Segue abaixo artigo publicado na página eletrônica da Folha de S.Paulo, disponível no endereço abaixo: Democracia, soberania e ingerência - 09/08/2024 - Ilustrada - Folha (uol.com.br)
Democracia, soberania e ingerência
Valter
Pomar
No artigo “Democratas de conveniência”, o professor Wilson Gomes acusa Lula, Gleisi, Stédile, Breno e toda a executiva nacional do PT de serem “democratas de conveniência”, equivalentes nesse quesito ao agronegócio, Bolsonaro, o PL, Filipe Martins e Paulo Guedes.
A
acusação é mera cortina de fumaça para ocultar que é ele, Gomes, quem está
defendendo, sobre a Venezuela, a mesma posição da extrema-direita e de boa
parte da direita gourmet.
O
pano de fundo do debate é a relação entre democracia e soberania. Os Estados
Unidos atacam as liberdades e os direitos humanos mundo afora, mas Cuba segue
mantendo relações com governos Democratas e Republicanos. O governo da Itália é
dirigido por uma neofascista, mas não se fala em pendurar ninguém de cabeça
para baixo.

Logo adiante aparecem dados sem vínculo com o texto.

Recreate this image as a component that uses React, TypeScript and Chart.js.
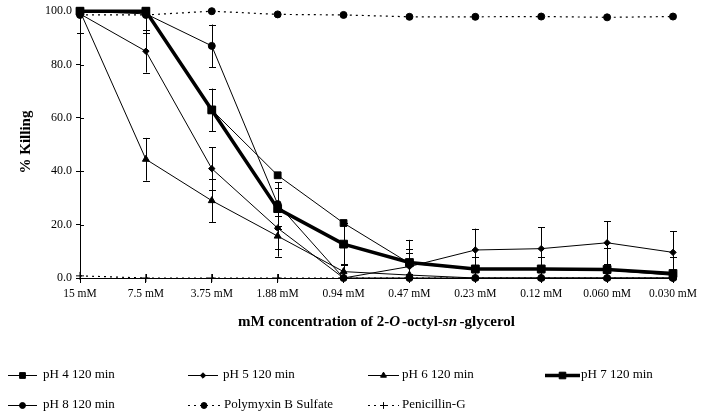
import React, { useEffect, useRef } from "react";
import { Chart, registerables } from "chart.js";
import { drawPoint } from "chart.js/helpers";

Chart.register(...registerables);

// ---------- data ----------
const categories = ["15 mM", "7.5 mM", "3.75 mM", "1.88 mM", "0.94 mM", "0.47 mM", "0.23 mM", "0.12 mM", "0.060 mM", "0.030 mM"];
const yTickValues = [0, 20, 40, 60, 80, 100];

const seriesNames = ["pH 4 120 min", "pH 5 120 min", "pH 6 120 min", "pH 7 120 min", "pH 8 120 min", "Polymyxin B Sulfate", "Penicillin-G"];

const pH4 = [100, 100, 63, 38.5, 20.6, 5.5, 3.2, 3.2, 3.0, 1.0];
const pH4Err = [0, 0, 0, 0, 0, 4, 0, 0, 0, 0];
const pH5 = [99, 85, 41, 18.7, 0, 4.3, 10.5, 11, 13.2, 9.6];
const pH5Err = [7, 8, 8, 8, 0, 10, 8, 8, 8, 8];
const pH6 = [100, 44.5, 29, 15.7, 2.4, 1.1, 0, 0, 0, 0];
const pH6Err = [0, 8, 8, 7.7, 3, 0, 0, 0, 0, 0];
const pH7 = [100, 100, 63, 26, 12.7, 5.8, 3.4, 3.4, 3.2, 1.7];
const pH7Err = [0, 0, 8, 7.6, 8, 5, 4.6, 4.6, 8, 6.3];
const pH8 = [100, 99, 87, 27.7, 0, 0, 0, 0, 0, 0];
const pH8Err = [0, 7, 8, 8.2, 0, 0, 0, 0, 0, 0];
const polymyxin = [98.6, 98.6, 100, 98.8, 98.6, 97.9, 97.9, 98, 97.7, 98];
const penicillin = [0.8, 0, 0, 0, 0, 0, 0, 0, 0, 0];

const FONT = "'Liberation Serif', 'Times New Roman', serif";

// ---------- plugins ----------
const errorBarPlugin = {
  id: "errorBars",
  afterDatasetsDraw(chart: any) {
    const { ctx, chartArea } = chart;
    const yScale = chart.scales.y;
    ctx.save();
    ctx.beginPath();
    ctx.rect(chartArea.left - 10, chartArea.top, chartArea.right - chartArea.left + 20, chartArea.bottom - chartArea.top);
    ctx.clip();
    ctx.strokeStyle = "#000";
    ctx.lineWidth = 1;
    chart.data.datasets.forEach((ds: any, i: number) => {
      const errs: number[] | undefined = ds.errors;
      if (!errs) return;
      const meta = chart.getDatasetMeta(i);
      meta.data.forEach((pt: any, j: number) => {
        const e = errs[j];
        if (!e) return;
        const v = ds.data[j];
        const px = Math.round(pt.x) + 0.5;
        const yt = yScale.getPixelForValue(v + e);
        const yb = yScale.getPixelForValue(v - e);
        ctx.beginPath();
        ctx.moveTo(px, yt);
        ctx.lineTo(px, yb);
        ctx.moveTo(px - 3.5, Math.round(yt) + 0.5);
        ctx.lineTo(px + 3.5, Math.round(yt) + 0.5);
        ctx.moveTo(px - 3.5, Math.round(yb) + 0.5);
        ctx.lineTo(px + 3.5, Math.round(yb) + 0.5);
        ctx.stroke();
      });
    });
    ctx.restore();
  },
};

const innerTicksPlugin = {
  id: "innerTicks",
  beforeDatasetsDraw(chart: any) {
    const { ctx, chartArea } = chart;
    const xs = chart.scales.x;
    const ys = chart.scales.y;
    ctx.save();
    ctx.strokeStyle = "#000";
    ctx.lineWidth = 1;
    ctx.beginPath();
    ys.ticks.forEach((t: any) => {
      const py = Math.round(ys.getPixelForValue(t.value)) + 0.5;
      ctx.moveTo(chartArea.left, py);
      ctx.lineTo(chartArea.left + 4, py);
    });
    xs.ticks.forEach((_t: any, i: number) => {
      const px = Math.round(xs.getPixelForTick(i)) + 0.5;
      ctx.moveTo(px, chartArea.bottom);
      ctx.lineTo(px, chartArea.bottom - 4);
    });
    ctx.stroke();
    ctx.restore();
  },
};

const titlesPlugin = {
  id: "titles",
  afterDraw(chart: any) {
    const { ctx, chartArea } = chart;
    ctx.save();
    ctx.fillStyle = "#000";
    // Y title
    ctx.save();
    ctx.translate(26, 142);
    ctx.rotate(-Math.PI / 2);
    ctx.font = `bold 15px ${FONT}`;
    ctx.textAlign = "center";
    ctx.textBaseline = "middle";
    ctx.fillText("% Killing", 0, 0);
    ctx.restore();

    // X title with mixed styles
    const segs: [string, string, number][] = [
      ["mM concentration of 2-", `bold 15px ${FONT}`, 0],
      ["O", `italic bold 15px ${FONT}`, 2],
      ["-octyl-", `bold 15px ${FONT}`, 0],
      ["sn", `italic bold 15px ${FONT}`, 2.5],
      ["-glycerol", `bold 15px ${FONT}`, 0],
    ];
    let total = 0;
    segs.forEach(([t, f, g]) => {
      ctx.font = f;
      total += ctx.measureText(t).width + g;
    });
    const cx = (chartArea.left + chartArea.right) / 2;
    let x = cx - total / 2;
    ctx.textBaseline = "middle";
    ctx.textAlign = "left";
    segs.forEach(([t, f, g]) => {
      ctx.font = f;
      ctx.fillText(t, x, 322);
      x += ctx.measureText(t).width + g;
    });
    ctx.restore();
  },
};

const legendLayout = [
  { x0: 8, x1: 37, tx: 43, y: 375 },
  { x0: 188, x1: 218, tx: 223, y: 375 },
  { x0: 368, x1: 399, tx: 402, y: 375 },
  { x0: 545, x1: 580, tx: 581, y: 375 },
  { x0: 8, x1: 37, tx: 43, y: 405 },
  { x0: 188, x1: 220, tx: 224, y: 405 },
  { x0: 368, x1: 399, tx: 402, y: 405 },
];

const legendPlugin = {
  id: "customLegend",
  afterDraw(chart: any) {
    const { ctx } = chart;
    ctx.save();
    chart.data.datasets.forEach((ds: any, i: number) => {
      const L = legendLayout[i];
      if (!L) return;
      ctx.strokeStyle = "#000";
      ctx.fillStyle = "#000";
      ctx.lineWidth = ds.borderWidth;
      ctx.setLineDash(ds.borderDash || []);
      ctx.beginPath();
      ctx.moveTo(L.x0, L.y + 0.5);
      ctx.lineTo(L.x1, L.y + 0.5);
      ctx.stroke();
      ctx.setLineDash([]);
      const mx = (L.x0 + L.x1) / 2;
      ctx.lineWidth = ds.pointBorderWidth;
      drawPoint(ctx, { pointStyle: ds.pointStyle, radius: ds.pointRadius * 0.85, rotation: 0, borderWidth: ds.pointBorderWidth }, mx, L.y + 0.5);
      ctx.font = `13px ${FONT}`;
      ctx.textAlign = "left";
      ctx.textBaseline = "middle";
      ctx.fillText(ds.label, L.tx, L.y);
    });
    ctx.restore();
  },
};

// ---------- component ----------
export default function App() {
  const ref = useRef<HTMLCanvasElement | null>(null);

  useEffect(() => {
    document.body.style.margin = "0";
    const canvas = ref.current;
    if (!canvas) return;

    const base = (label: string, data: number[], extra: any) => ({
      label,
      data,
      borderColor: "#000",
      backgroundColor: "#000",
      pointBackgroundColor: "#000",
      pointBorderColor: "#000",
      pointBorderWidth: 1,
      borderWidth: 1,
      tension: 0,
      fill: false,
      clip: false,
      ...extra,
    });

    const chart = new Chart(canvas, {
      type: "line",
      data: {
        labels: categories,
        datasets: [
          base(seriesNames[0], pH4, { pointStyle: "rect", pointRadius: 4.8, errors: pH4Err }),
          base(seriesNames[1], pH5, { pointStyle: "rectRot", pointRadius: 3.2, errors: pH5Err }),
          base(seriesNames[2], pH6, { pointStyle: "triangle", pointRadius: 4, errors: pH6Err }),
          base(seriesNames[3], pH7, { pointStyle: "rect", pointRadius: 5.5, borderWidth: 3.5, errors: pH7Err }),
          base(seriesNames[4], pH8, { pointStyle: "circle", pointRadius: 3.5, errors: pH8Err }),
          base(seriesNames[5], polymyxin, { pointStyle: "circle", pointRadius: 3.5, borderWidth: 1.2, borderDash: [2, 4] }),
          base(seriesNames[6], penicillin, { pointStyle: "cross", pointRadius: 4, borderWidth: 1.2, borderDash: [2, 4] }),
        ] as any,
      },
      options: {
        responsive: false,
        animation: false,
        devicePixelRatio: window.devicePixelRatio || 1,
        layout: { padding: { left: 0, right: 28, top: 11, bottom: 109 } },
        plugins: {
          legend: { display: false },
          tooltip: { enabled: false },
          title: { display: false },
        },
        scales: {
          x: {
            type: "category",
            offset: false,
            grid: { display: true, drawOnChartArea: false, drawTicks: true, tickLength: 5, color: "#000" },
            border: { display: true, color: "#000", width: 1 },
            ticks: {
              color: "#000",
              font: { family: FONT, size: 11.5 },
              padding: 4,
              maxRotation: 0,
              autoSkip: false,
            },
            afterFit: (s: any) => {
              s.height = 30;
            },
          },
          y: {
            min: 0,
            max: 100,
            afterBuildTicks: (s: any) => {
              s.ticks = yTickValues.map((v) => ({ value: v }));
            },
            grid: { display: true, drawOnChartArea: false, drawTicks: true, tickLength: 4, color: "#000" },
            border: { display: true, color: "#000", width: 1 },
            ticks: {
              color: "#000",
              font: { family: FONT, size: 12 },
              padding: 4,
              callback: (v: any) => Number(v).toFixed(1),
            },
            afterFit: (s: any) => {
              s.width = 80;
            },
          },
        },
      } as any,
      plugins: [innerTicksPlugin, errorBarPlugin, titlesPlugin, legendPlugin],
    });

    return () => chart.destroy();
  }, []);

  return (
    <div style={{ width: 701, height: 417, background: "#fff" }}>
      <canvas ref={ref} width={701} height={417} style={{ width: 701, height: 417, display: "block" }} />
    </div>
  );
}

Macron previu guerra civil em caso de vitória da Nova Frente
Popular ou do Reagrupamento Nacional e desconheceu o resultado das recentes
eleições parlamentares francesas, mas o Itamaraty não proibiu o consumo de croissants,
mesmo sendo óbvia a superioridade do pão de queijo. Israel é um estado serial
killer mas, apesar disso, segue contando com a cumplicidade ativa e passiva
de inúmeros autoproclamados “democratas”.
Nas
relações internacionais, uma coisa é o que achamos, outra o que podemos e
devemos fazer. Essa diferença é aceita por quase todo mundo, exceto quando o
alvo é um governo encabeçado pela esquerda. Neste caso, há quem se julgue no
direito de atropelar a soberania, as instituições, a constituição, a cultura
política, o bom senso e até mesmo o bom gosto, tudo em nome da “democracia e
dos direitos humanos”.
A
Venezuela é apenas a mais recente vítima dessa ingerência seletiva. Desde 1999
até hoje, aconteceram naquele país cerca de trinta grandes processos
eleitorais. Quando ganhou, a direita sempre tomou posse; quase todas as vezes
em que perdeu, a direita berrou “fraude”.
No
último período, um Guaidó se autoproclamou presidente e a ficção foi
reconhecida por quem sabia tratar-se de uma fraude. A Venezuela teve suas
empresas e contas no exterior roubadas e o país foi submetido a pesadas
sanções. A piora nas condições de vida e a onda migratória resultantes foram
integral e cinicamente debitadas na conta de Maduro. Realizadas nesse contexto,
as recentes eleições presidenciais obviamente quase deram vitória à oposição.
Mas como o TSE local declarou a vitória de Maduro – também obviamente por muito
pouco - a reação da extrema-direita e dos EUA foi a costumeira.
Provaram
que houve fraude? Não. E, como a Vaza Jato já nos ensinou, “indício” não é
prova, “convicção” não gera pena e berrar não dá razão. Apesar disso, muita
gente segue com legítimas dúvidas e outros com absoluta certeza de que houve
fraude. Entre estes últimos, há pessoas progressistas e de esquerda, que
entretanto compartilham a posição de Trump, Milei, Vox, Bolsonaro et caterva.
Quiçá
para livrar-se do incômodo causado pelas más companhias, o professor Gomes
tenha apelado para uma velha técnica retórica, cuja versão popular é o “pega
ladrão”. Isso não faz dele um “democrata
de conveniência”, apenas confirma que o mundo é mais complexo do que certas
lacrações acadêmicas fazem supor. Em tempo: gostem ou não, Maduro venceu.
Valter Pomar, 58 anos, é professor da UFABC e diretor de cooperação internacional da Fundação Perseu Abramo.